On August 28 two US Navy warships entered the Taiwan Strait. They were the guided-missile cruisers USS Antietam and USS Chancellorsville of the Seventh Fleet based in Japan. These are Ticonderoga-class guided-missile destroyers that each have 80 SM-2 surface-to-air missiles, 16 ASROC anti-submarine rockets and 26 Tomahawk cruise missiles with 330 service people on board. Other US Navy guided missile destroyers, USS Benfold and USS Port Royal sailed through the straight.
On the other side, Chinese warships and aircraft repeatedly kept within the median line of the Taiwan Strait. Chinese government announced that it was staging large live-fire drills with military aircraft in the Taiwan Strait as well as over the island itself, while deploying naval ships into the areas. China also broadcast footage of its destroyer firing weapons in the South China Sea, through which the USS Ronald Reagan aircraft carrier group was reportedly sailing.

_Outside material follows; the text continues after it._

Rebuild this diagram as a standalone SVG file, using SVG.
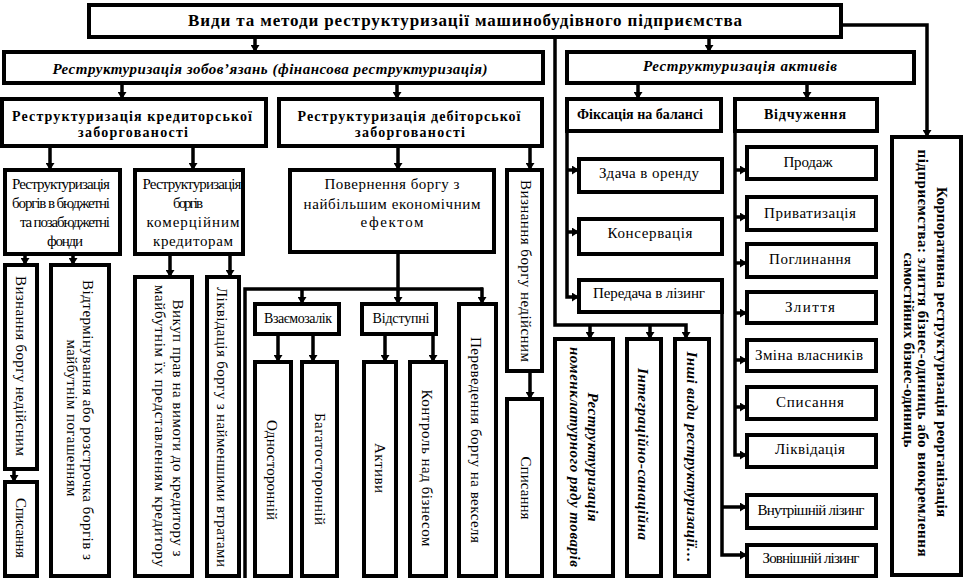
<svg xmlns="http://www.w3.org/2000/svg" width="964" height="581" viewBox="0 0 964 581">
<style>
.b{fill:#fff;stroke:#000;stroke-width:4}
.c{fill:none;stroke:#000;stroke-width:3.5}
.a{marker-end:url(#ah)}
text{font-family:"Liberation Serif","Times New Roman",serif;fill:#000;text-anchor:middle;font-size:15px}
.bo{font-weight:bold;font-size:14px}
.bi{font-weight:bold;font-style:italic}
.bt{font-weight:bold}
</style>
<defs>
<marker id="ah" markerUnits="userSpaceOnUse" markerWidth="8" markerHeight="9" refX="7" refY="4.5" orient="auto">
<path d="M0,0 L7,4.5 L0,9 z" fill="#000"/>
</marker>
</defs>
<rect width="964" height="581" fill="#fff"/>

<g id="connectors">
<path class="c a" d="M255,39 V52"/>
<path class="c a" d="M709,39 V52"/>
<path class="c a" d="M555,39 V325 H686 V339"/>
<path class="c a" d="M590,325 V339"/>
<path class="c a" d="M650,325 V339"/>
<path class="c a" d="M843,25 H927 V137"/>
<path class="c a" d="M122,85 V99"/>
<path class="c a" d="M397,85 V99"/>
<path class="c a" d="M50,148 V170"/>
<path class="c a" d="M193,148 V170"/>
<path class="c a" d="M25,256 V265"/>
<path class="c a" d="M73,256 V265"/>
<path class="c a" d="M14,471 V482"/>
<path class="c a" d="M170,256 V277"/>
<path class="c a" d="M230,256 V277"/>
<path class="c a" d="M398,148 V170"/>
<path class="c a" d="M530,148 V170"/>
<path class="c a" d="M530,373 V399"/>
<path class="c a" d="M398,254 V304"/>
<path class="c" d="M245,578 V289 H483"/>
<path class="c a" d="M302,289 V304"/>
<path class="c a" d="M482,287.5 V304"/>
<path class="c a" d="M278,336 V362"/>
<path class="c a" d="M313,336 V362"/>
<path class="c a" d="M385,336 V362"/>
<path class="c a" d="M433,336 V362"/>
<path class="c a" d="M638,85 V99"/>
<path class="c a" d="M807,85 V99"/>
<path class="c a" d="M567,131 V297 H579"/>
<path class="c a" d="M567,170 H579"/>
<path class="c a" d="M567,232 H579"/>
<path class="c a" d="M735,131 V455 H747"/>
<path class="c a" d="M735,170 H747"/>
<path class="c a" d="M735,217 H747"/>
<path class="c a" d="M735,263 H747"/>
<path class="c a" d="M735,313 H747"/>
<path class="c a" d="M735,360 H747"/>
<path class="c a" d="M735,407 H747"/>
<path class="c a" d="M722,312 V555 H747"/>
<path class="c a" d="M722,507 H747"/>
</g>

<g id="title">
<rect class="b" x="89" y="5" width="752" height="32"/>
<text class="bt" x="465" y="26" style="font-size:17px" textLength="554">Види та методи реструктуризації машинобудівного підприємства</text>
</g>

<g id="zobovyazan">
<rect class="b" x="4" y="52" width="539" height="31"/>
<text class="bi" x="270" y="74" textLength="435">Реструктуризація зобов’язань (фінансова реструктуризація)</text>
</g>

<g id="aktyviv">
<rect class="b" x="567" y="52" width="347" height="31"/>
<text class="bi" x="740" y="71" textLength="194">Реструктуризація активів</text>
</g>

<g id="kredytorskoi">
<rect class="b" x="2" y="99" width="264" height="47"/>
<text class="bo" x="132" y="121" textLength="240">Реструктуризація кредиторської</text>
<text class="bo" x="133" y="137" textLength="110">заборгованості</text>
</g>

<g id="debitorskoi">
<rect class="b" x="279" y="99" width="263" height="47"/>
<text class="bo" x="409" y="121" textLength="223">Реструктуризація дебіторської</text>
<text class="bo" x="410" y="137" textLength="110">заборгованості</text>
</g>

<g id="biudzhetni">
<rect class="b" x="5" y="170" width="115" height="84"/>
<text x="61" y="189" textLength="98">Реструктуризація</text>
<text x="61" y="208" textLength="98">боргів в бюджетні</text>
<text x="65" y="227" textLength="90">та позабюджетні</text>
<text x="65" y="246" textLength="36">фонди</text>
</g>

<g id="komertsiinym">
<rect class="b" x="135" y="170" width="108" height="84"/>
<text x="192" y="189" textLength="99">Реструктуризація</text>
<text x="188" y="208" textLength="30">боргів</text>
<text x="193" y="227" textLength="93">комерційним</text>
<text x="193" y="246" textLength="80">кредиторам</text>
</g>

<g id="vyznannia1">
<rect class="b" x="5" y="265" width="32" height="204"/>
<text transform="translate(21,366) rotate(90)" y="5" textLength="180">Визнання боргу недійсним</text>
</g>

<g id="spysannia1">
<rect class="b" x="5" y="482" width="32" height="94"/>
<text transform="translate(21,528) rotate(90)" y="5" textLength="60">Списання</text>
</g>

<g id="vidterminuvannia">
<rect class="b" x="51" y="265" width="58" height="311"/>
<text transform="translate(88,420) rotate(90)" y="5" textLength="280">Відтермінування або розстрочка боргів з</text>
<text transform="translate(72,418) rotate(90)" y="5" textLength="157">майбутнім погашенням</text>
</g>

<g id="vykup">
<rect class="b" x="135" y="277" width="57" height="299"/>
<text transform="translate(178,428) rotate(90)" y="5" textLength="257">Викуп прав на вимоги до кредитору з</text>
<text transform="translate(160,426) rotate(90)" y="5" textLength="282">майбутнім їх представленням кредитору</text>
</g>

<g id="likvidatsiia-borhu">
<rect class="b" x="207" y="277" width="32" height="299"/>
<text transform="translate(222,427) rotate(90)" y="5" textLength="280">Ліквідація боргу з найменшими втратами</text>
</g>

<g id="povernennia">
<rect class="b" x="290" y="170" width="204" height="82"/>
<text x="392" y="189" textLength="135">Повернення боргу з</text>
<text x="392" y="209" textLength="177">найбільшим економічним</text>
<text x="392" y="227" textLength="63">ефектом</text>
</g>

<g id="vyznannia2">
<rect class="b" x="507" y="170" width="35" height="201"/>
<text transform="translate(526,271) rotate(90)" y="5" textLength="182">Визнання боргу недійсним</text>
</g>

<g id="spysannia2">
<rect class="b" x="507" y="399" width="35" height="177"/>
<text transform="translate(526,488) rotate(90)" y="5" textLength="63">Списання</text>
</g>

<g id="vzaiemozalik">
<rect class="b" x="255" y="304" width="84" height="30"/>
<text x="298" y="323" style="font-size:14px" textLength="68">Взаємозалік</text>
</g>

<g id="vidstupni">
<rect class="b" x="362" y="304" width="74" height="30"/>
<text x="401" y="323" style="font-size:14px" textLength="57">Відступні</text>
</g>

<g id="perevedennia">
<rect class="b" x="459" y="304" width="37" height="272"/>
<text transform="translate(476,440) rotate(90)" y="5" textLength="206">Переведення боргу на векселя</text>
</g>

<g id="odnostoronnii">
<rect class="b" x="255" y="362" width="36" height="214"/>
<text transform="translate(272,470) rotate(90)" y="5" textLength="100">Односторонній</text>
</g>

<g id="bahatostoronnii">
<rect class="b" x="302" y="362" width="35" height="214"/>
<text transform="translate(320,469) rotate(90)" y="5" textLength="112">Багатосторонній</text>
</g>

<g id="aktyvy">
<rect class="b" x="364" y="362" width="32" height="214"/>
<text transform="translate(380,468) rotate(90)" y="5" textLength="50">Активи</text>
</g>

<g id="kontrol">
<rect class="b" x="410" y="362" width="36" height="214"/>
<text transform="translate(427,468) rotate(90)" y="5" textLength="157">Контроль над бізнесом</text>
</g>

<g id="fiksatsiia">
<rect class="b" x="567" y="99" width="154" height="32"/>
<text class="bo" x="640" y="119" textLength="126">Фіксація на балансі</text>
</g>

<g id="zdacha">
<rect class="b" x="579" y="159" width="143" height="33"/>
<text x="649" y="178" textLength="100">Здача в оренду</text>
</g>

<g id="konservatsiia">
<rect class="b" x="579" y="219" width="143" height="35"/>
<text x="650" y="238" textLength="85">Консервація</text>
</g>

<g id="peredacha">
<rect class="b" x="579" y="280" width="143" height="32"/>
<text x="649" y="298" textLength="112">Передача в лізинг</text>
</g>

<g id="nomenklaturnoho">
<rect class="b" x="555" y="339" width="58" height="237"/>
<text class="bi" transform="translate(593,457) rotate(90)" y="5" textLength="129">Реструктуризація</text>
<text class="bi" transform="translate(575,457) rotate(90)" y="5" textLength="220">номенклатурного ряду товарів</text>
</g>

<g id="intehratsiino">
<rect class="b" x="627" y="339" width="34" height="237"/>
<text class="bi" transform="translate(643,454) rotate(90)" y="5" textLength="172">Інтеграційно-санаційна</text>
</g>

<g id="inshi">
<rect class="b" x="675" y="339" width="34" height="237"/>
<text class="bi" transform="translate(692,457) rotate(90)" y="5" textLength="211">Інші види реструктуризації…</text>
</g>

<g id="vidchuzhennia">
<rect class="b" x="735" y="99" width="142" height="32"/>
<text class="bo" x="805" y="119" textLength="82">Відчуження</text>
</g>

<g id="prodazh">
<rect class="b" x="747" y="147" width="129" height="32"/>
<text x="808" y="167" textLength="49">Продаж</text>
</g>
<g id="pryvatyzatsiia">
<rect class="b" x="747" y="197" width="129" height="33"/>
<text x="810" y="218" textLength="92">Приватизація</text>
</g>
<g id="pohlynannia">
<rect class="b" x="747" y="244" width="129" height="33"/>
<text x="810" y="264" textLength="82">Поглинання</text>
</g>
<g id="zlyttia">
<rect class="b" x="747" y="292" width="129" height="31"/>
<text x="810" y="312" textLength="50">Злиття</text>
</g>
<g id="zmina">
<rect class="b" x="747" y="340" width="129" height="31"/>
<text x="809" y="360" textLength="108">Зміна власників</text>
</g>
<g id="spysannia3">
<rect class="b" x="747" y="387" width="129" height="32"/>
<text x="810" y="407" textLength="68">Списання</text>
</g>
<g id="likvidatsiia">
<rect class="b" x="747" y="435" width="129" height="32"/>
<text x="810" y="454" textLength="70">Ліквідація</text>
</g>
<g id="vnutrishnii">
<rect class="b" x="747" y="495" width="129" height="33"/>
<text x="811" y="515" textLength="107">Внутрішній лізинг</text>
</g>
<g id="zovnishnii">
<rect class="b" x="747" y="545" width="129" height="31"/>
<text x="811" y="563" textLength="97">Зовнішній лізинг</text>
</g>

<g id="korporatyvna">
<rect class="b" x="892" y="137" width="69" height="438"/>
<text class="bt" transform="translate(942,352) rotate(90)" y="5" textLength="330">Корпоративна реструктуризація реорганізація</text>
<text class="bt" transform="translate(923,353) rotate(90)" y="5" textLength="407">підприємства: злиття бізнес-одиниць  або виокремлення</text>
<text class="bt" transform="translate(909,350) rotate(90)" y="5" textLength="195">самостійних бізнес-одиниць</text>
</g>
</svg>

Furthermore, China cancelled the China-US Theatre Commanders meetings, China-US Defense Policy Coordination talks and China-US Military Maritime Consultative Agreement meetings. Multiple telephone calls by US Defense Secretary Lloyd Austin and Joint Chiefs Chair General Mark Milley were reportedly not returned by their Chinese counterparts.
This collapse of direct US-China military contact intensifies the risk of an accident triggering off a broader conflict in the midst of the tense confrontation between their forces.
US has been progressively arming Taiwan, increasing the hazard of military escalation. This year Boeing got the contract to produce Harpoon Coastal Defense Systems for Taiwan. This came when a US delegation visited Taiwan to discuss military cooperation. Meawhile, the Biden administration has announced a $1.1bn arms sale to Taiwan including Harpoon air-to-sea missiles and Sidewinder air-to-air missiles, surveillance radar programme.
In 2011 President Obama declared a “Pivot to Asia,” aiming at encircling and containing China. Then came Trump who planned for major power conflict with China, taking military confrontation with a trade war. Biden took it even further, with Democrats and Republicans legislators trying to outmaneuver each other in anti-China hostility. At the end of 2021 the U.S. military presence in Taiwan doubled, with U.S. training Taiwan soldiers, while increasing US weapon sales such as drones, Stinger anti-aircraft missiles and Javelin anti-tank missiles, the M142 High Mobility Artillery Rocket System and naval sea mines.
In 1972 an agreement was signed between Chinese Premier Zhou Enlai and U.S. President Richard Nixon. It was the Joint Communiqué drafted by a team led by Henry Kissinger. U.S. thus gave a written undertaking of noninterference in its internal affairs, as well as respect for its sovereignty and territorial integrity.
In 1978 the Carter administration established diplomatic relations with the People’s Republic of China. The US then stuck (in public at least) to the One China concept, under which US conceded that Taiwan and the mainland are both parts of ‘one China’. Not only US recognized Taiwan as an integral part of China but it also severed diplomatic and military ties with Taiwan while removing its embassy and its troops from the island.
But then Carter signed the Taiwan Relations Act of 1979 under which US pledged to provide Taiwan with defensive arms “as needed”.
Washington has thus dishonored the “one China policy” multiple times. But then it is hardly surprising, as it did the same, for example, with the JCPOA nuclear deal with Iran and the “not one inch westward” pledge given to Gorbachev on NATO expansion in Europe.